AI Digital Twins: Simulation and Automation
AI digital twins act as live simulation engines that mirror networks, services, and agents. They let developers run scenarios across distributed environments to predict latency, contention, and failure modes before pushing changes to production. For AI-driven systems, digital twins support policy testing for autonomous agents and synthetic workloads that stress-test model inference and data pipelines in realistic conditions.
Securing Autonomous AI Systems
Autonomous agents introduce new attack surfaces: credential theft, model poisoning, and command manipulation. Protecting the AI layer requires layered defenses: identity-bound attestations for agents, continuous behavior monitoring, and cryptographic provenance for model updates. Network telemetry fed into runtime AI defenders helps detect anomalies fast and isolate compromised components without disrupting simulation fidelity.

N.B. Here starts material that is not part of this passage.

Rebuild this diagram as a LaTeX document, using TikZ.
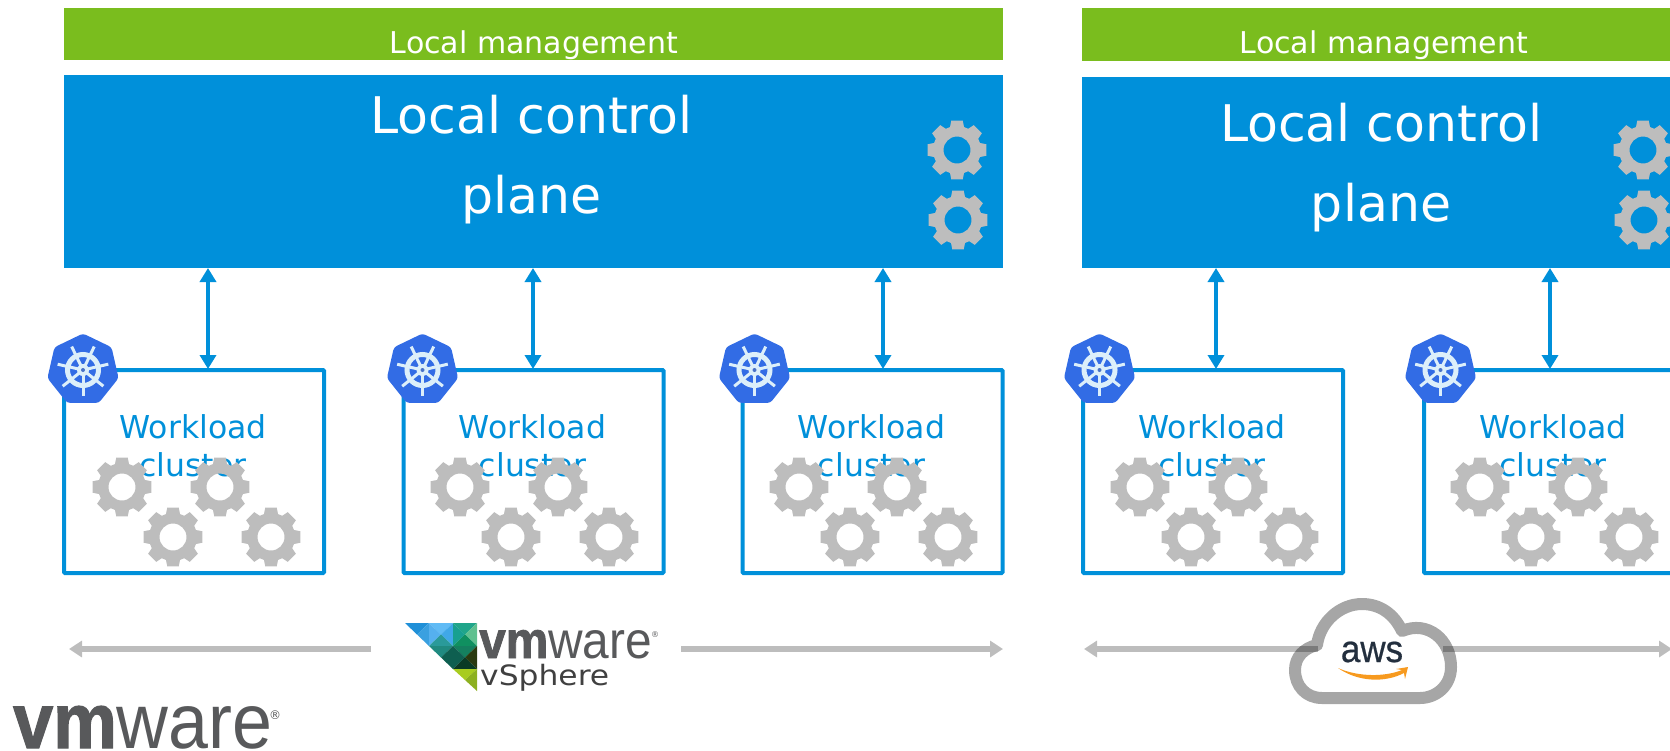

Quantum-Safe Communications: A Critical Shift
Organizations must move from planning to deploying quantum-safe measures to counter harvest now, decrypt later threats. Post-Quantum Cryptography offers software-based protection compatible with existing infrastructure while Quantum Key Distribution provides hardware-rooted key exchange for high-security links. Hybrid approaches combining PQC and QKD give a path to immediate risk reduction and long-term resilience.
Adaptive Networks: Powering Next-Gen AI and Quantum
Capacity as a service models let teams provision bandwidth and latency profiles on demand, matching variable simulation loads and quantum experiment windows. AI-driven orchestration reallocates resources in real time, prioritizing time-sensitive quantum exchanges and low-latency inference. The result is an infrastructure that scales elastically for both experimental research and production-grade AI simulations.
Bridging AI simulation, quantum computing, and networks creates a foundation for resilient, high-fidelity experimentation and deployment. Practitioners who align networking, security, and simulation workflows will unlock more predictable outcomes and safer rollouts.